JEREMY SPOKE IN CLASS TODAY...
No, wait, he did not, BUT I DID!!!!
If last week I made a complete and utter dunce of myself in front of my archaeology prof, today I blew everyone else in the class completely out of the water...
Ok, so it wasn’t quite that dramatic, but I am thrilled. I was in archaeology today, thinking that it was going to be a normal class period, lecture, take notes, try to pay attention and not get distracted by this professor, who is hilarious...
He never calls on anyone. He never has. I never thought he would. But then today he is talking about some villa in Pompeii and the three parts that it is divided into, and I somehow made eye contact, completely by accident, but thus prompting what happened next, which was probably completely my fault.
A transcript of the conversation, as translated by yours truly:
Prof: "This, then, is the pars urbana, a large peristyle surrounded with a portico just here..."
[Points to the slide, demonstrating large portico]
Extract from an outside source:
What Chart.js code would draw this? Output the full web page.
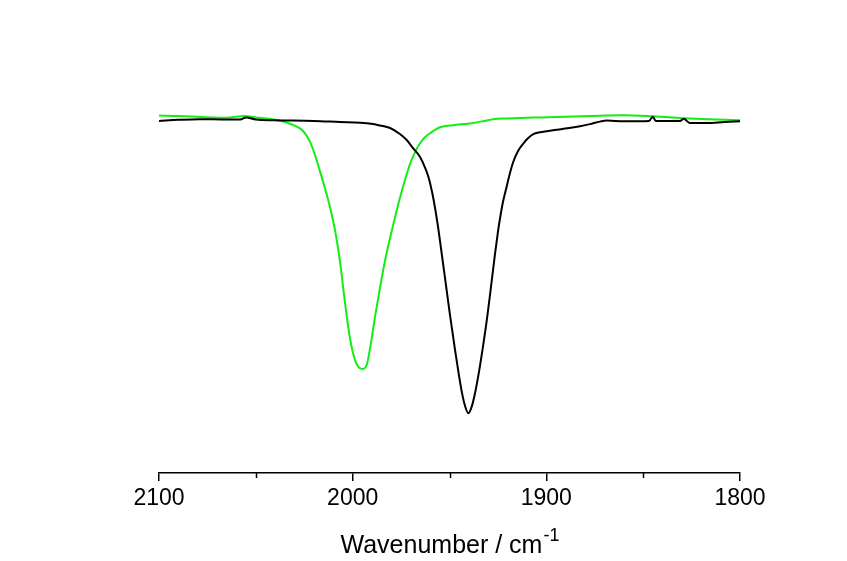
<!DOCTYPE html>
<html>
<head>
<meta charset="utf-8">
<script src="https://cdn.jsdelivr.net/npm/chart.js@4/dist/chart.umd.min.js"></script>
<style>
  body { margin: 0; background: #fff; }
  #wrap { width: 847px; height: 561px; }
</style>
</head>
<body>
<div id="wrap"><canvas id="grafico" width="847" height="561"></canvas></div>
<script>
const wnVerde = [2100, 2090, 2078, 2065, 2056, 2050, 2043, 2036, 2032.4, 2027.2, 2024.6, 2022, 2019.4, 2016.9, 2014.3, 2011.7, 2009.1, 2006.5, 2004, 2001.4, 1998.8, 1996.7, 1994.7, 1992.6, 1991, 1988.5, 1985.9, 1983.3, 1980.7, 1978.1, 1975.6, 1973, 1970.4, 1967.8, 1965.2, 1962.7, 1960.1, 1954.9, 1948.2, 1939.4, 1932, 1927.5, 1920, 1903, 1890, 1877, 1860, 1845, 1826, 1812, 1800];
const tVerde = [101.0, 100.9, 100.6, 100.4, 100.9, 100.5, 100.1, 99.4, 98.7, 97.4, 96.0, 93.6, 89.8, 85.3, 80.5, 75.1, 68.6, 59.6, 48.3, 38.1, 31.9, 29.8, 29.4, 30.8, 35.3, 44.0, 52.3, 60.0, 66.4, 72.3, 77.7, 82.8, 87.3, 90.7, 93.2, 94.9, 96.0, 97.7, 98.3, 98.8, 99.5, 100, 100.2, 100.5, 100.7, 100.9, 101.1, 100.8, 100.2, 99.9, 99.7];

const wnNegro = [2100, 2090, 2079, 2065, 2058, 2055, 2050, 2041, 2020, 2006.5, 1996.2, 1989.5, 1985.9, 1980.7, 1975.6, 1972.1, 1968.8, 1965.2, 1962.7, 1960.9, 1959, 1957.5, 1955.9, 1953.9, 1951.8, 1949.7, 1947.2, 1945.1, 1943.5, 1942, 1940.3, 1938.6, 1936.8, 1934.8, 1932.7, 1930.6, 1928.6, 1926.5, 1925, 1923.9, 1922.4, 1920.5, 1918.8, 1917.1, 1914.6, 1911.9, 1909.5, 1906.7, 1903.3, 1899.8, 1894.6, 1889.5, 1882.6, 1877.5, 1872.3, 1868.8, 1860, 1847, 1845, 1843.5, 1831, 1829, 1826, 1817, 1808, 1800];
const tNegro = [99.5, 99.8, 100, 99.9, 99.9, 100.5, 99.9, 99.7, 99.5, 99.2, 99.0, 98.6, 98.2, 97.5, 95.8, 94.1, 91.8, 89.3, 86.4, 83.7, 79.4, 75.0, 69.5, 61.5, 53.0, 44.5, 35.0, 27.5, 22.5, 19.0, 16.9, 18.6, 22.6, 28.5, 35.8, 43.8, 52.5, 61.9, 68.1, 72.0, 76.6, 80.9, 84.7, 87.9, 91.0, 93.1, 94.6, 95.8, 96.3, 96.6, 97.0, 97.4, 98.0, 98.6, 99.3, 99.6, 99.4, 99.5, 100.7, 99.5, 99.5, 100.1, 98.9, 98.9, 99.2, 99.4];

const ticksMayores = [2100, 2000, 1900, 1800];
const ticksMenores = [2050, 1950, 1850];
const tituloX = 'Wavenumber / cm';
const tituloSup = '-1';

const fuente = '"Liberation Sans", Arial, sans-serif';

// ticks menores y titulo con superindice
const extras = {
  id: 'extras',
  afterDraw(chart) {
    const c = chart.ctx;
    const x = chart.scales.x;
    const base = chart.chartArea.bottom;
    c.save();
    c.strokeStyle = '#000';
    c.lineWidth = 1.5;
    ticksMenores.forEach(v => {
      const px = Math.round(x.getPixelForValue(v)) + 0.5;
      c.beginPath();
      c.moveTo(px, base);
      c.lineTo(px, base + 5);
      c.stroke();
    });
    c.fillStyle = '#000';
    c.textBaseline = 'alphabetic';
    c.font = '25px ' + fuente;
    const w1 = c.measureText(tituloX).width;
    c.font = '18px ' + fuente;
    const w2 = c.measureText(tituloSup).width;
    const cx = (chart.chartArea.left + chart.chartArea.right) / 2;
    const x0 = cx - (w1 + w2) / 2;
    c.font = '25px ' + fuente;
    c.fillText(tituloX, x0, 553);
    c.font = '18px ' + fuente;
    c.fillText(tituloSup, x0 + w1 + 1, 541);
    c.restore();
  }
};

const ctx = document.getElementById('grafico').getContext('2d');
const grafico = new Chart(ctx, {
  type: 'line',
  data: {
    datasets: [
      {
        label: 'negro',
        data: wnNegro.map((w, i) => ({ x: w, y: tNegro[i] })),
        borderColor: '#000000',
        borderWidth: 2,
        pointRadius: 0,
        cubicInterpolationMode: 'monotone'
      },
      {
        label: 'verde',
        data: wnVerde.map((w, i) => ({ x: w, y: tVerde[i] })),
        borderColor: '#11ee11',
        borderWidth: 2,
        pointRadius: 0,
        cubicInterpolationMode: 'monotone'
      }
    ]
  },
  options: {
    responsive: false,
    animation: false,
    layout: { padding: { left: 159, right: 107, top: 13, bottom: 0 } },
    plugins: { legend: { display: false }, tooltip: { enabled: false } },
    scales: {
      x: {
        type: 'linear',
        reverse: true,
        min: 1800,
        max: 2100,
        afterBuildTicks: s => { s.ticks = ticksMayores.map(v => ({ value: v })); },
        afterFit: s => { s.height = 88; },
        border: { display: true, color: '#000', width: 1.5 },
        grid: { display: true, drawOnChartArea: false, drawTicks: true, tickLength: 8, color: '#000', lineWidth: 1.5 },
        ticks: { color: '#000', font: { family: fuente, size: 23 }, padding: 4, maxRotation: 0, callback: v => String(v) }
      },
      y: {
        display: false,
        min: 0,
        max: 130
      }
    }
  },
  plugins: [extras]
});
</script>
</body>
</html>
"Pars Urbana," Blair writes. "Big peristyle at top of house with portico. Sidenote: look up pars urbana, peristyle."
[Blair looks up. Prof turns back to class. Eye contact is made. Blair remains calm. "After all," she thinks, "he knows who I am, and thinks I can’t speak his language. Plus he never calls on anyone anyway. I am safe."]
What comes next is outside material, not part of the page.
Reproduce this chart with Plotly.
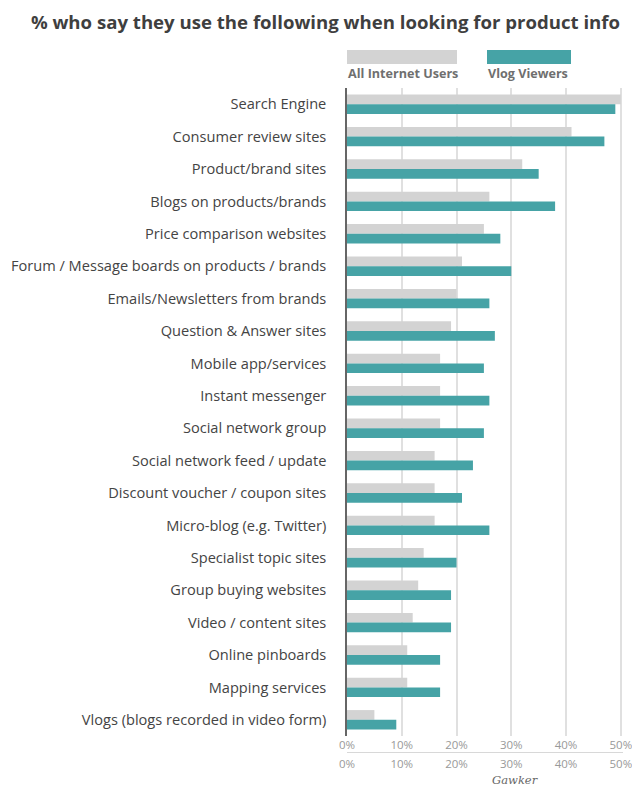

Prof, to Blair: "And you, tell me what you know about the peristyle and what is contained therein."
[Blair’s jaw on ground, eyes size of quiches.]
Blair: "Ahh, well, the peristyle? Oh, of course."
[Thinking to herself, "HOW DID THIS HAPPEN? IF I ASK HIM TO REPEAT THE QUESTION IT WILL JUST DRAG THIS OUT MORE. JUST GO WITH WHAT YOU THINK."]
Blair: "Right, the peristyle. Um, the garden is there."
Prof: "Oui..."
Blair: "Oh, and also, um, the eating room. With the benches. For eating on."
Prof: "Oui, the garden, yes, and the dining room, complete with seats, yes."
Ok, so maybe not blew them out of the water. But the point is, the whole class was listening, and I OPENED MY MOUTH. I haven’t done that in ANY class yet, since my French is terrible compared to everyone else’s and the profs don’t really care anyway... And I had gotten along just fine like that and probably would have continued had he not FORCED me out of my shell.